** Directive **
Can you set down, exactly as they appear below, the lines from the opening of the material through the one bearing "var damDemand = [885, 1070, 1540, 1960];", minus the pictures?

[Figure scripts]
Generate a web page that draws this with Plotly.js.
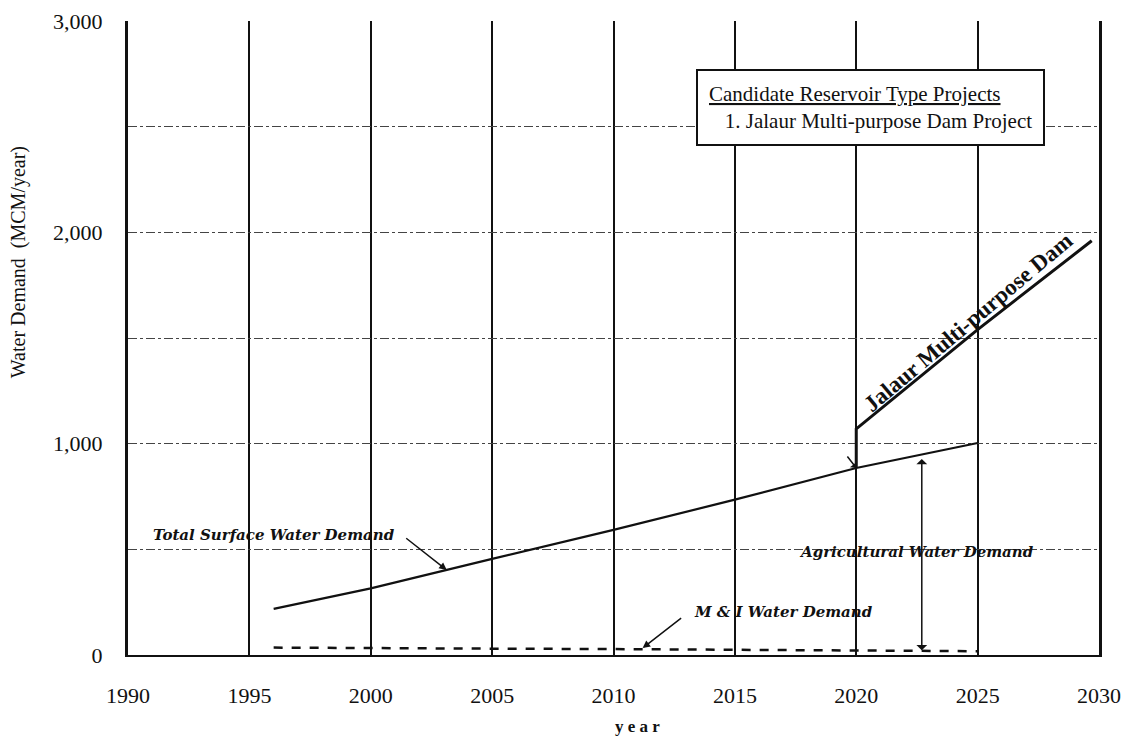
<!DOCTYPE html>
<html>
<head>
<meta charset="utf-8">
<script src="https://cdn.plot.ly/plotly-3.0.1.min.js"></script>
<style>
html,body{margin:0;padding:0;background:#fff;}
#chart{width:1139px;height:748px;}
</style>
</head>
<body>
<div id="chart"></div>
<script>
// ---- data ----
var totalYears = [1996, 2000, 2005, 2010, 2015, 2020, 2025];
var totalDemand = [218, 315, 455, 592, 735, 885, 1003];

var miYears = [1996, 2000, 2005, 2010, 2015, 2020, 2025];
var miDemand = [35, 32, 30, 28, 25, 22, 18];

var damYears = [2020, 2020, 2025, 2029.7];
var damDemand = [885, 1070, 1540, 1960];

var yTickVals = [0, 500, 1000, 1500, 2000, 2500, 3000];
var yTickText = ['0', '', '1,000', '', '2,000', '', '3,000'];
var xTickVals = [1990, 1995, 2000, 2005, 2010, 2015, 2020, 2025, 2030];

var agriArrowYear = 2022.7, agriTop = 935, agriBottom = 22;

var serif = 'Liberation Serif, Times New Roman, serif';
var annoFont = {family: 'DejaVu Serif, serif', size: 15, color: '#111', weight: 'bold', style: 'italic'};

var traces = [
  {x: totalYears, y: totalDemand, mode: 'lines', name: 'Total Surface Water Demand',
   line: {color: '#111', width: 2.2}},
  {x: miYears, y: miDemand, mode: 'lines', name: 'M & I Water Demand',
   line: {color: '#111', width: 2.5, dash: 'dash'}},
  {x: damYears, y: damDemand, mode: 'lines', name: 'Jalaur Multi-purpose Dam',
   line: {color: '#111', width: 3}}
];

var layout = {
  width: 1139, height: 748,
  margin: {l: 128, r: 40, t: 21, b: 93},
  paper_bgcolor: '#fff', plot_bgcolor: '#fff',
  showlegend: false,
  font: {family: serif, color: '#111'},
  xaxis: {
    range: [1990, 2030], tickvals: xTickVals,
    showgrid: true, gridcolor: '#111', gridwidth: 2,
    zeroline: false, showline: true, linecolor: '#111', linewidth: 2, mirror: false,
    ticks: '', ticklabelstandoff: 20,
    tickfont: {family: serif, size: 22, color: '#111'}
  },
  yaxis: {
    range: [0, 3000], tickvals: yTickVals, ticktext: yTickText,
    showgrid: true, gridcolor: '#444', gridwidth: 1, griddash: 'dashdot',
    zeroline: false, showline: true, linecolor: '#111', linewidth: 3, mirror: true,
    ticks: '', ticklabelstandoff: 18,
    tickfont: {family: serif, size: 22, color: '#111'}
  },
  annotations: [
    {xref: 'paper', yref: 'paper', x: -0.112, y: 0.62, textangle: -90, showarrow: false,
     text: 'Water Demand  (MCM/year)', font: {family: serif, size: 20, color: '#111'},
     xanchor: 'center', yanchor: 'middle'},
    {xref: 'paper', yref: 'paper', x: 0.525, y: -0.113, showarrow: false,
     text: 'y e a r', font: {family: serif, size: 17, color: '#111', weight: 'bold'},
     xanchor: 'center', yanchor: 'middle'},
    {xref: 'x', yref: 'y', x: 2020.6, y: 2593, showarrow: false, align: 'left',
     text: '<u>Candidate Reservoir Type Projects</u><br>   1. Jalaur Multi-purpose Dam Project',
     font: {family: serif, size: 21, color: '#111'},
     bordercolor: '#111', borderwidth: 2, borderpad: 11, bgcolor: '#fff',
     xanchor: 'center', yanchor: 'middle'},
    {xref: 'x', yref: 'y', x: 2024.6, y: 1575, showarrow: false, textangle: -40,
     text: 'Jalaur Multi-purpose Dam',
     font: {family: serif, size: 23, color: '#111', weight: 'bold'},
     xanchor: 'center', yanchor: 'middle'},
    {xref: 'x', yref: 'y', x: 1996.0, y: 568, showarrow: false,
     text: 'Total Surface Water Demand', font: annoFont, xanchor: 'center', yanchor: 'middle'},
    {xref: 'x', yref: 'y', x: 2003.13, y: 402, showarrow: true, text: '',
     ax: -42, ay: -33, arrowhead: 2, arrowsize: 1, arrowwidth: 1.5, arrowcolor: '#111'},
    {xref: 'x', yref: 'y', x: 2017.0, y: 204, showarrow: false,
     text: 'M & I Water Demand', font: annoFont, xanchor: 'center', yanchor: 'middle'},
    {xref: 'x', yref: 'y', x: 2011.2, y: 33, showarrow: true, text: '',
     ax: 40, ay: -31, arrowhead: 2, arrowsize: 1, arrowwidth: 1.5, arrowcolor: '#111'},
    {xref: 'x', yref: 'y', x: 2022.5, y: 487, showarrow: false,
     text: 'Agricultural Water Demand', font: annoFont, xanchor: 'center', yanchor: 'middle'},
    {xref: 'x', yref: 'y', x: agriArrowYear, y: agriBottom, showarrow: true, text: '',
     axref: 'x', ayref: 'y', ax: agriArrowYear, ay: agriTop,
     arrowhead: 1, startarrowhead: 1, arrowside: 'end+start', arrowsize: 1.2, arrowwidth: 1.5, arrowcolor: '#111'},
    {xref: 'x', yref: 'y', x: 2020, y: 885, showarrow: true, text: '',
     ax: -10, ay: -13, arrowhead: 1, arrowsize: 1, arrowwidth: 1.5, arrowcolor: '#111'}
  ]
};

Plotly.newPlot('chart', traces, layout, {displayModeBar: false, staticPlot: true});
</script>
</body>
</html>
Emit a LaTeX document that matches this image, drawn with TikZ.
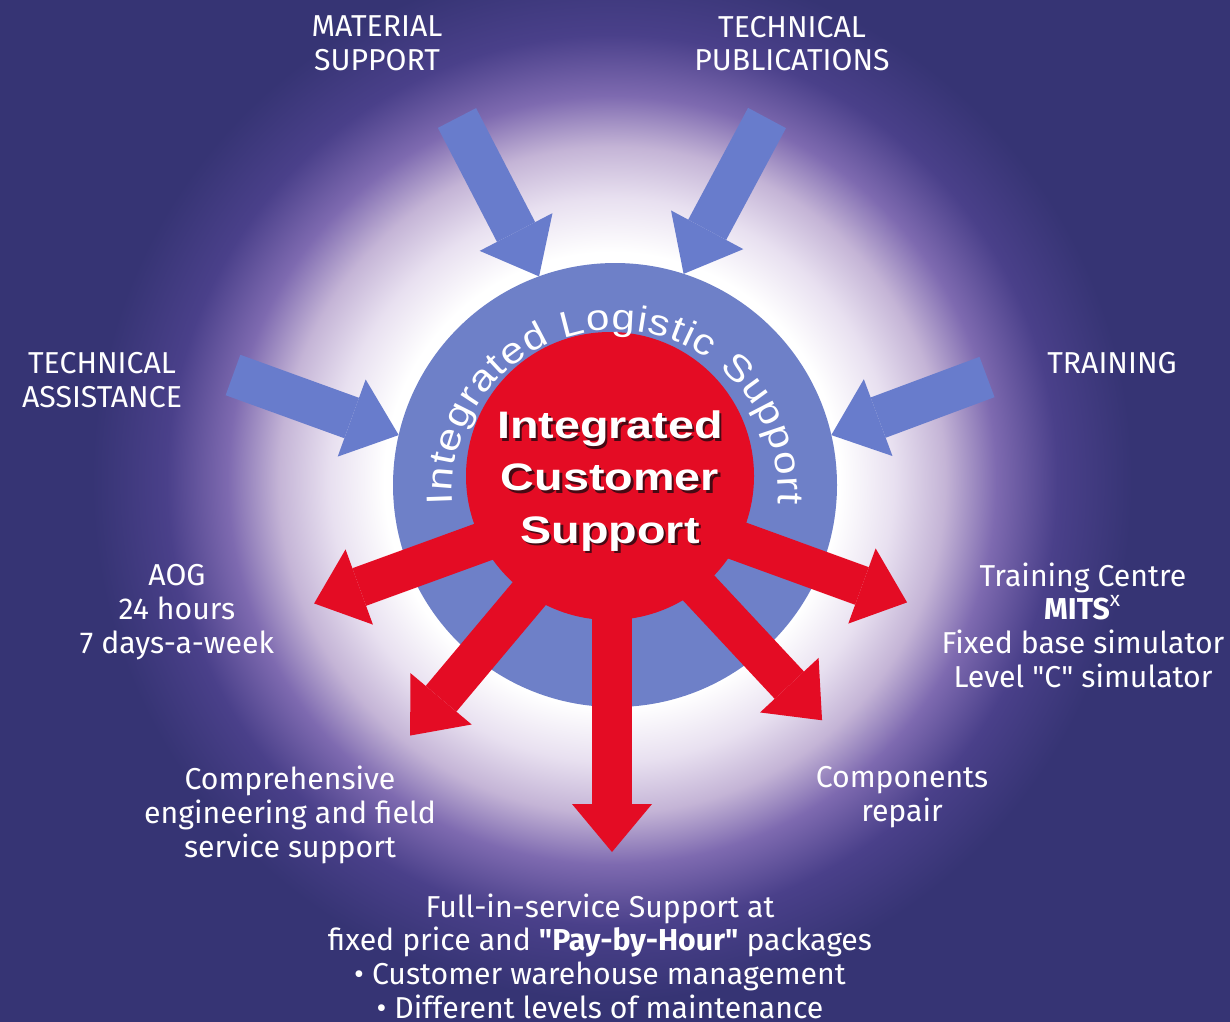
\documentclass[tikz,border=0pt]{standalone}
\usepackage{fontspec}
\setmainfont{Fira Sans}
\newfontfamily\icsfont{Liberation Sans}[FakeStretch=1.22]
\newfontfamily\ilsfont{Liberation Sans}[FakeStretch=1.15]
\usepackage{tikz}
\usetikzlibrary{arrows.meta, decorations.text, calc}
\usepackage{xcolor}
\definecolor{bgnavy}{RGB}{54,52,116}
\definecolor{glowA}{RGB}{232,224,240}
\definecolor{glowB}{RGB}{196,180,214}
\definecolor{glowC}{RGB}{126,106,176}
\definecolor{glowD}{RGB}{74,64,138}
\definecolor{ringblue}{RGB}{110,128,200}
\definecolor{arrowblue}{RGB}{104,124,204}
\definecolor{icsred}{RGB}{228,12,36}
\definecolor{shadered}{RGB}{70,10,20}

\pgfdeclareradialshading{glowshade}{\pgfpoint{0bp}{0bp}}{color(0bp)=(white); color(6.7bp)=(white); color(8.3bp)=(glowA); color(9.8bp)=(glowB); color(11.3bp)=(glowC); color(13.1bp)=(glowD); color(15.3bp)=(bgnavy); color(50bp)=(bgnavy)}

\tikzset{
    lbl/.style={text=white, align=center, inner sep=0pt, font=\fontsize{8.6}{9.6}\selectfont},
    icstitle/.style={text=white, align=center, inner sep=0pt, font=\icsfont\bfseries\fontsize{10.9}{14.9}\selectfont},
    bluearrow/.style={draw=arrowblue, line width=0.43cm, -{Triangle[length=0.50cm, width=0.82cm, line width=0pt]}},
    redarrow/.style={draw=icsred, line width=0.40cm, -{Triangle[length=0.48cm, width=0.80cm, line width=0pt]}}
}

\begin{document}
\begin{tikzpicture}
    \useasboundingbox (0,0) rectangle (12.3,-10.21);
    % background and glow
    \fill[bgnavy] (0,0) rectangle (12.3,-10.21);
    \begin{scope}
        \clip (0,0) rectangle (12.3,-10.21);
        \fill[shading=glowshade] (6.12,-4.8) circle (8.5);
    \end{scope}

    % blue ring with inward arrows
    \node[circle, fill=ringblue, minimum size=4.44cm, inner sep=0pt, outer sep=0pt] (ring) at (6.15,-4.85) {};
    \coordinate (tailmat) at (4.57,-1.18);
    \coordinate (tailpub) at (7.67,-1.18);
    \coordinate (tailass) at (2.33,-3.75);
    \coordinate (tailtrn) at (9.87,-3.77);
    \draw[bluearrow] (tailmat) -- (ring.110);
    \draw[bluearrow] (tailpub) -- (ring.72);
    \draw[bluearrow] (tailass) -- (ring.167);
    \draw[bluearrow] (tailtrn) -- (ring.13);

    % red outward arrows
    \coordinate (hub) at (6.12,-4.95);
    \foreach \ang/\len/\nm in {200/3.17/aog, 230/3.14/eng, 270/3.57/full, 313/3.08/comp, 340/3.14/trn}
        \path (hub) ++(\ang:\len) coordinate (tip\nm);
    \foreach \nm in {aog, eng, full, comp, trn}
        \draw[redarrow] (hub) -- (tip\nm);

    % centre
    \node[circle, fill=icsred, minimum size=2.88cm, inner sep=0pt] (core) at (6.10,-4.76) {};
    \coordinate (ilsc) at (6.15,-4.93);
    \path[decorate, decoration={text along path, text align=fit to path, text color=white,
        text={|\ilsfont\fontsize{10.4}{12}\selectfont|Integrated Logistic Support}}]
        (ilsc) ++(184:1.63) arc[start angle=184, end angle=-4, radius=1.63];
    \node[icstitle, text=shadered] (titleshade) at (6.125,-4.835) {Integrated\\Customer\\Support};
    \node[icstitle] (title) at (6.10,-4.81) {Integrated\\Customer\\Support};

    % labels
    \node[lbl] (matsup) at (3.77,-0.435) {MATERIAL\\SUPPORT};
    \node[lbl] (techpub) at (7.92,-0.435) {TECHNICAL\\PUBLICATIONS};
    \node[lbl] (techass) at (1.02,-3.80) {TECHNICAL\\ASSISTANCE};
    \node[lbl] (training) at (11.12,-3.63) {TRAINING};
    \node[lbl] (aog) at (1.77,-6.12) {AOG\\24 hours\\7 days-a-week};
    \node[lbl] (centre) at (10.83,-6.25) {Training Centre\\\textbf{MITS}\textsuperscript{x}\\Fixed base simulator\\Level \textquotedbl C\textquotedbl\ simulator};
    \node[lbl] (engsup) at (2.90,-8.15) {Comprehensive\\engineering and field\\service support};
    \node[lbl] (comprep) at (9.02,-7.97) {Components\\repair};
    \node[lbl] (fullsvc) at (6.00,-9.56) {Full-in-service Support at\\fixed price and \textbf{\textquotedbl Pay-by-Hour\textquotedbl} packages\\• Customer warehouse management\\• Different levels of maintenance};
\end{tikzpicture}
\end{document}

** Answer **
Generate a web page that draws this with Plotly.js.
<!DOCTYPE html>
<html>
<head>
<meta charset="utf-8">
<script src="https://cdn.plot.ly/plotly-3.0.1.min.js"></script>
<style>
html,body{margin:0;padding:0;background:#fff;}
#chart{width:1139px;height:748px;}
</style>
</head>
<body>
<div id="chart"></div>
<script>
// ---- data ----
var totalYears = [1996, 2000, 2005, 2010, 2015, 2020, 2025];
var totalDemand = [218, 315, 455, 592, 735, 885, 1003];

var miYears = [1996, 2000, 2005, 2010, 2015, 2020, 2025];
var miDemand = [35, 32, 30, 28, 25, 22, 18];

var damYears = [2020, 2020, 2025, 2029.7];
var damDemand = [885, 1070, 1540, 1960];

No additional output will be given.